All of this is typical Chekhov material,  but we don’t need to know Chekhov plays to get this. In fact, a funny thing happens.  Somewhere along the way as things started to fall apart, all of the audience—which at this matinee was made up of mostly baby boomers, and two or three busloads of high schoolers—got involved.   When Sonia, (played with a startling range of emotions by Signature Theater star Sherri L. Edelen) bereft of love all her life, suddenly gets a call from a would-be-suitor, you could see many audience members were leaning over in their seats to see what she’d do, thoroughly engaged. 
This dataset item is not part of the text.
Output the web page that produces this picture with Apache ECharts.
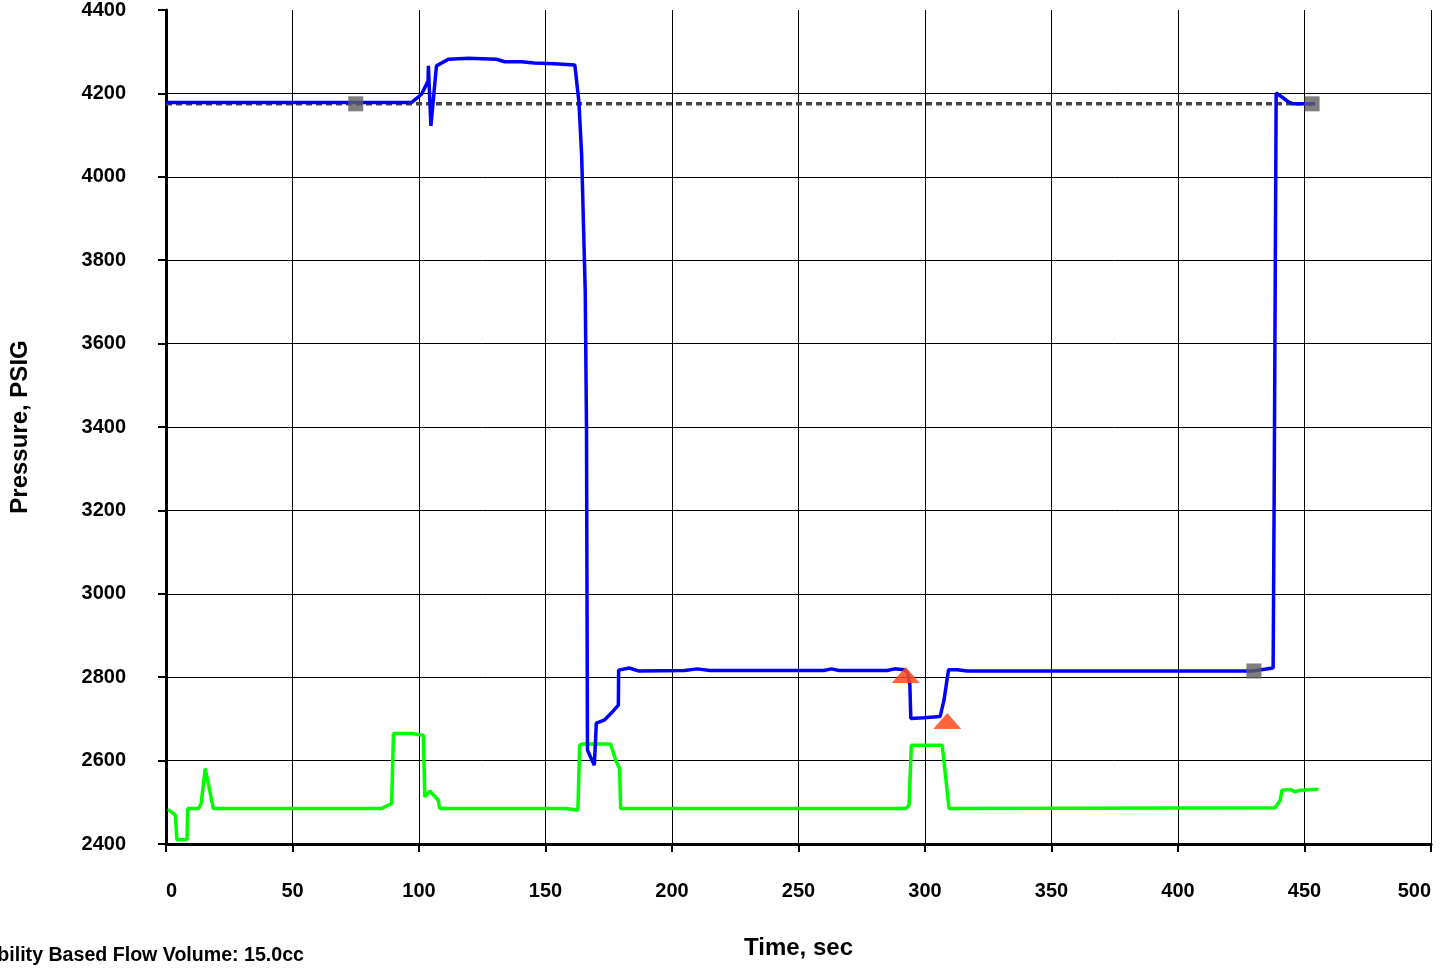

Then, there was the attentive silence when Vanya (played with irascible spirit and warmth by Eric Hisson), having written a play which did include molecules, global warming and other matters, explodes into a roaring, raging riff after catching Spike texting. “We wrote letters back then. Yes, we licked stamps then,” he yelled, making it sound like Nora Desmond’s anthem, “We had faces then.” He launched into a dirge about all things lost to the Internet age, including coonskin caps, “The Adventures of Ozzie and Harriet,” and the habit of snail mail.  Nobody snickered, and everyone applauded.

Sometimes, things happen in the theater:  chief and often among them, the notion that we—the audience—are all in this together.  I suspect that happens often in “VSMS,” no matter what the makeup of the audience.  To be sure, it’s full of laughs, great writing, startlingly original performances—the worried star quality of Grace Gonglowski as Masha, Rachel Esther Tate’s warm Nina and Jessica Frances Dukes as Cassandra.

But mostly, it sparkles with communal acts of recognition, from a century ago and from right now.

“Vanya and Sonia and Masha and Spike” is at Arena Stage through May 3.